First off, there have been intermittent wage freezes, which one can see reflected above.

We all know CPI is under-stated, because it weights housing at ~25%, when for most people's basket of expenses its closer to 40%. Notwithstanding that, CPI tracked by the Bank of Canada
is ~21% from 2018

That would give a minimum wage of $16.94 per hour today if it kept pace with CPI, which given the increase proposed for Oct to $17.20 would seem to be just about on track.

However, taking a more realistic weighting of housing (housing cost inflation is an interesting bit of calculus, but by any measure, it shows a significantly higher number than general CPI)

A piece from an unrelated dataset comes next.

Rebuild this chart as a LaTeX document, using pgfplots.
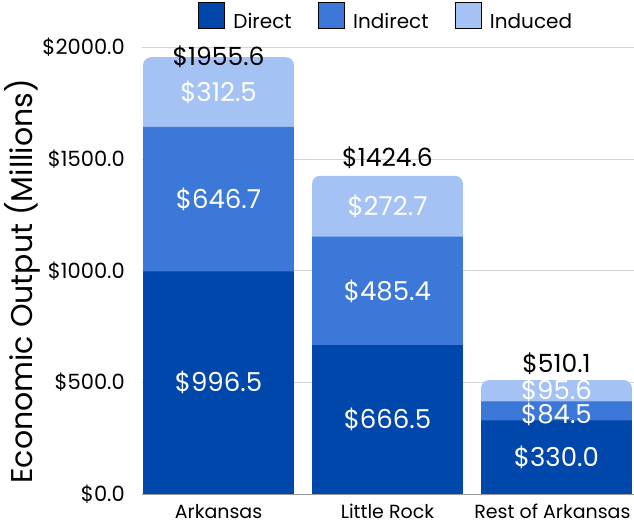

If you weight that, you would get inflation of at least ~25% over the same period, which would give you a minimum of $17.50 per hour.

****

Moreover, a fairer way to look at this would be to compare to peer jurisdictions in the U.S. or Australia or elsewhere and see where their minimum wages are in comparable larger, higher cost cities.

So lets's note that Seattle and San Fran, very comparable to Toronto overall in terms of cost of living, but with higher average incomes, have minimum wages of $19.97USD and $20USD per hour, which work out to roughly $27.50CAD per hour. There does not seem to be an epidemic of bankrupt businesses in these jurisdictions.

Even NYC at $15USD per hour works out to $20.62 CAD

I would argue higher minimum wages actually benefit staple and entry-level market sellers as they lift purchasing power of the customer, and therefore increase average basket size.
 
So lets's note that Seattle and San Fran, very comparable to Toronto overall in terms of cost of living, but with higher average incomes, have minimum wages of $19.97USD and $20USD per hour, which work out to roughly $27.50CAD per hour. There does not seem to be an epidemic of bankrupt businesses in these jurisdictions.

Even NYC at $15USD per hour works out to $20.62 CAD
Just a quibble that you can't factor in the exchange rate for these sorts of comparisons. They're paid in USD, but all their expenses are also USD. That comparison works only if they earn in USD, but spend in CAD, which obviously isn't the case.

The correct comparison is the ratio between average salary and average cost of living for both jurisdictions (assuming the different baskets of goods are comparable). i.e. how far does $15, $20/hour, etc in local currency go in each jurisdiction.

Which doesn't take away from your point and even reinforces it. But a wrinkle nevertheless.